H-U.O. Pour l’exposition «I Still Believe in Miracle», Angeline Scherf, Anne Dressen, Laurence et moi avons visité des dizaines d’ateliers pendant plus d’un an pour découvrir ce qui intéressait la génération d’après 2000. L’ARC alterne entre la nécessité d’être une plate-forme pour les jeunes générations émergentes et celle d’approfondir une pratique plus confirmée dans une exposition monographique. De Angelika Markul à Benoît Broisat à Tixador/Poincheval, nous avons trouvé en France une nouvelle génération d’artistes formidables.

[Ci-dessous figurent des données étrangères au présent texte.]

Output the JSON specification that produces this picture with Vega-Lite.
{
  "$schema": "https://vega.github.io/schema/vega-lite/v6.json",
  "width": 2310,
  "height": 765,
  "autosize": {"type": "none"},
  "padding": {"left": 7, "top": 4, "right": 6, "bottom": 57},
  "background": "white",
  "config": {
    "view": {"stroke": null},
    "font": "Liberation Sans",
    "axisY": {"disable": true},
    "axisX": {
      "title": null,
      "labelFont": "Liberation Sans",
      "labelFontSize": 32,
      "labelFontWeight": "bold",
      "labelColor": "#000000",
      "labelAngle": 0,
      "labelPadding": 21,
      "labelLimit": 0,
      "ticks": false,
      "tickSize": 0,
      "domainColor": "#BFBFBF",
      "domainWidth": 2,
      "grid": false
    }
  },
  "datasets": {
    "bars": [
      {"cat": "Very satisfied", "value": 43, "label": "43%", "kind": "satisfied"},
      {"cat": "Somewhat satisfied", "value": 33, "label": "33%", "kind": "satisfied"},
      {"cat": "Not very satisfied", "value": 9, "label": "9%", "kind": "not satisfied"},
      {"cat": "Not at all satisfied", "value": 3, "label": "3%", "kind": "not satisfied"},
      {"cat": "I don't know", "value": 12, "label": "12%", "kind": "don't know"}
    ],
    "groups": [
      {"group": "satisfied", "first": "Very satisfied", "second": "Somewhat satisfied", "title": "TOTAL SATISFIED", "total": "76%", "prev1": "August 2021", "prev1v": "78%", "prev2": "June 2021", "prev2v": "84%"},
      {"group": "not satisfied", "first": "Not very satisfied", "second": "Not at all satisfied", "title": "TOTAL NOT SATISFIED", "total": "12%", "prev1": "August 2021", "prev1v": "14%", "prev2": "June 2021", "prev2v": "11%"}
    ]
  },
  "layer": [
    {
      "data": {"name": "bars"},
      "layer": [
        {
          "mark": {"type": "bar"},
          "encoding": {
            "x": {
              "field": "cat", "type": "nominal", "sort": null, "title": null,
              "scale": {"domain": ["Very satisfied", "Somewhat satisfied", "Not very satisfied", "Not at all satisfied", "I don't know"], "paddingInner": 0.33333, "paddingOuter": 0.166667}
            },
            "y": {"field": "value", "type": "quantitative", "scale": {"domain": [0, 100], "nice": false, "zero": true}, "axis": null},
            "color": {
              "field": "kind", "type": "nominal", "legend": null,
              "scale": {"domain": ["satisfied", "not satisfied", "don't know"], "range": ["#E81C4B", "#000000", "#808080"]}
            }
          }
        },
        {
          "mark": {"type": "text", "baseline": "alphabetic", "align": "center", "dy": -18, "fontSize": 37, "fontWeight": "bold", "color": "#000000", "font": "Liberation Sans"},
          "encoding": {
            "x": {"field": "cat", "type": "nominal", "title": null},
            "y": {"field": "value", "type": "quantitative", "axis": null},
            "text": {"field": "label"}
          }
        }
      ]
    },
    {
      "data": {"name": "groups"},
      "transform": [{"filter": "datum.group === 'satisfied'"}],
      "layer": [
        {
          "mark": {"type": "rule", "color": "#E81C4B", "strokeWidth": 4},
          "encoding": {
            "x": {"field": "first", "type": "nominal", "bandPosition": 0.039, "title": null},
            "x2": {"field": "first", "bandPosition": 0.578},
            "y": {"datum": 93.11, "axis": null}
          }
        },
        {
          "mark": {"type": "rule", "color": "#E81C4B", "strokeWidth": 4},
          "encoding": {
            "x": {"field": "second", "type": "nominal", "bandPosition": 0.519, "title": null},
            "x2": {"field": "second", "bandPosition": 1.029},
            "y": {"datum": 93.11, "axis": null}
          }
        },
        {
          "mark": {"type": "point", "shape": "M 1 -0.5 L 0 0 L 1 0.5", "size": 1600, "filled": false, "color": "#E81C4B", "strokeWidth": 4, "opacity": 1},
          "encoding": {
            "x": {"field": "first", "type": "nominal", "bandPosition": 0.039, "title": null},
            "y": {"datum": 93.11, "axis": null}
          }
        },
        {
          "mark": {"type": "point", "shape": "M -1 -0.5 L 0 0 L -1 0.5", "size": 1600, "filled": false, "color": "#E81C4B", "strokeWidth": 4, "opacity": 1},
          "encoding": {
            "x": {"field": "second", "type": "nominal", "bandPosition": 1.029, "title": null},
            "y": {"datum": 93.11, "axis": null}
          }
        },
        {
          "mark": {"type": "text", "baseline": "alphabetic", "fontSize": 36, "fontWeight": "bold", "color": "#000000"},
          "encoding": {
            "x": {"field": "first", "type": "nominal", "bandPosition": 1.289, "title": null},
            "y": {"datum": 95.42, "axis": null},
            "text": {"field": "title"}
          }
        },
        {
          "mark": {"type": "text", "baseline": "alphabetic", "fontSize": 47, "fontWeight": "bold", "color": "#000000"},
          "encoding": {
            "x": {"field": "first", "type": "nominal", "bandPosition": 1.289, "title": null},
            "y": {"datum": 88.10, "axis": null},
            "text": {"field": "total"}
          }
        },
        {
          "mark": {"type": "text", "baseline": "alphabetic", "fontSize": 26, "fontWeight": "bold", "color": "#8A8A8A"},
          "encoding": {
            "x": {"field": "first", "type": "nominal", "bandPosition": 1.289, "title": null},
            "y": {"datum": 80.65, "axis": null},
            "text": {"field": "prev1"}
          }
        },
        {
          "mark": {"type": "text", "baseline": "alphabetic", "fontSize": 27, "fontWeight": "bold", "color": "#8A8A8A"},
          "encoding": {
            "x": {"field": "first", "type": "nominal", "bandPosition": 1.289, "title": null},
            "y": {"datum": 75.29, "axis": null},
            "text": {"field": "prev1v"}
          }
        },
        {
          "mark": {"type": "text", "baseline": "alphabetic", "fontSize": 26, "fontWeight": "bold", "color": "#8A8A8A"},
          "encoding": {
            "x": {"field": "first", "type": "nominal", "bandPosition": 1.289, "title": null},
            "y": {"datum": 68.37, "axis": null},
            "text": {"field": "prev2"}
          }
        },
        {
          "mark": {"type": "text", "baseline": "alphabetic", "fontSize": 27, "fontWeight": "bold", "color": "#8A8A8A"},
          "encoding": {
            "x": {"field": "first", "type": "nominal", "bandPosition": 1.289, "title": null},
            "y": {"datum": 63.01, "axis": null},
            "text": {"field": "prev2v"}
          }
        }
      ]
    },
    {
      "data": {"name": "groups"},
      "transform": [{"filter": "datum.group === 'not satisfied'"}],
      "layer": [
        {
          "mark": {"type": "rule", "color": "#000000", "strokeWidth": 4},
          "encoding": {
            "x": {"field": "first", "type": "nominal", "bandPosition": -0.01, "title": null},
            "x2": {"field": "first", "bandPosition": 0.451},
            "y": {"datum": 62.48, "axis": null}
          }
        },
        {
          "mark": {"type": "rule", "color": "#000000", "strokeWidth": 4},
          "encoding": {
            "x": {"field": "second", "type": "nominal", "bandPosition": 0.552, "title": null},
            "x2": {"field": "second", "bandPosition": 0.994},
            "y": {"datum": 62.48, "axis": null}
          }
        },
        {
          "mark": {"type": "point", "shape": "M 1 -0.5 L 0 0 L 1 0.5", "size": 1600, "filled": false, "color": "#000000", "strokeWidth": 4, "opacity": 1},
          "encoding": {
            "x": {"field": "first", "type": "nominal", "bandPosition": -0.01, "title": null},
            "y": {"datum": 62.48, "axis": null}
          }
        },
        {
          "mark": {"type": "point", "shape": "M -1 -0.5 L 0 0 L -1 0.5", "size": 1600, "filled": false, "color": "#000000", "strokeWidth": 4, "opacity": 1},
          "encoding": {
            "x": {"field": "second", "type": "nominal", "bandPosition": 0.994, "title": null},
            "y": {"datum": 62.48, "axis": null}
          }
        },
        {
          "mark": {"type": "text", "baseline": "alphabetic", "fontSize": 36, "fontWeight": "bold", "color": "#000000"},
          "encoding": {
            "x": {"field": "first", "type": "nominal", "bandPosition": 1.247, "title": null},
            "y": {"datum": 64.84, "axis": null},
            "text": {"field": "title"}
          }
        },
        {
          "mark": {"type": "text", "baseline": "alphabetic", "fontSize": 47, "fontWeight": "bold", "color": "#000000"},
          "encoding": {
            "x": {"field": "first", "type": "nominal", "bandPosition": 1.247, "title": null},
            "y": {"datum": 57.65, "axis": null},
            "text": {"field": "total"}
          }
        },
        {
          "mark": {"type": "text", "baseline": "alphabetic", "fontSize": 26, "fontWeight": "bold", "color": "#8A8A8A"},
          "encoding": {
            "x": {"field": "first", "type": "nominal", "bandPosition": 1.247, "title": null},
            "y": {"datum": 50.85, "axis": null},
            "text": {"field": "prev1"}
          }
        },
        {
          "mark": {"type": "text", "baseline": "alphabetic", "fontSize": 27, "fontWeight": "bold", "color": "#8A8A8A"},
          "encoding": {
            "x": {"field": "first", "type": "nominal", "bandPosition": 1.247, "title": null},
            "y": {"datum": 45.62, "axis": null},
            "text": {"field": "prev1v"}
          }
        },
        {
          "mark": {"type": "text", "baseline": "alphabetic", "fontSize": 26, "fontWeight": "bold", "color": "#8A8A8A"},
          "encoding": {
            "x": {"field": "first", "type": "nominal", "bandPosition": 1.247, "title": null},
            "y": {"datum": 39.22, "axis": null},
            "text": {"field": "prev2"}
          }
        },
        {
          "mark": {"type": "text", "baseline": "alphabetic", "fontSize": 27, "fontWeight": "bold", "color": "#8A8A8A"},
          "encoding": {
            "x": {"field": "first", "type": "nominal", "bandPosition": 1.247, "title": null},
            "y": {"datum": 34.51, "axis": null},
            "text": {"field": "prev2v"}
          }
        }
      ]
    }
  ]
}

Pour répondre à votre question sur la presse, je constate qu’une vaste couverture médiatique à Avignon a permis de traiter de façon assez systématique à peu près l’intégralité de la surface du Festival, ce qui est formidable. Ce qui me frappe en revanche, c’est que le monde de l’art contemporain en France n’a pas droit à cette couverture…. C’est d’autant plus frappant en ce moment que, plus que jamais, le monde du cinéma, du théâtre, de la musique s’intéresse à l’art contemporain et fait appel à des artistes contemporains. Dans la plupart de l’Europe, l’art contemporain a autant d’espace médiatique que les festivals de théâtre, de cinéma ou de musique. En 2005 en France, les artistes contemporains sont souvent privés de cette plate-forme. Pourtant, de nouvelles générations d’artistes passionnants sont en train d’émerger mais n’ont pas la même visibilité auprès du grand public que les artistes dans la plupart des autres pays européens aujourd’hui.

Quelle est à votre avis la raison de cette sorte d’indifférence?
H.U.O. Je ne sais pas, le cinéma, le théâtre ou la musique semblent prioritaires.
L.B. Il y en a certainement plusieurs… de l’ordre de l’économie, de l’éducation, d’une conjoncture morose, et peut-être d’une remise en cause identitaire plus profonde.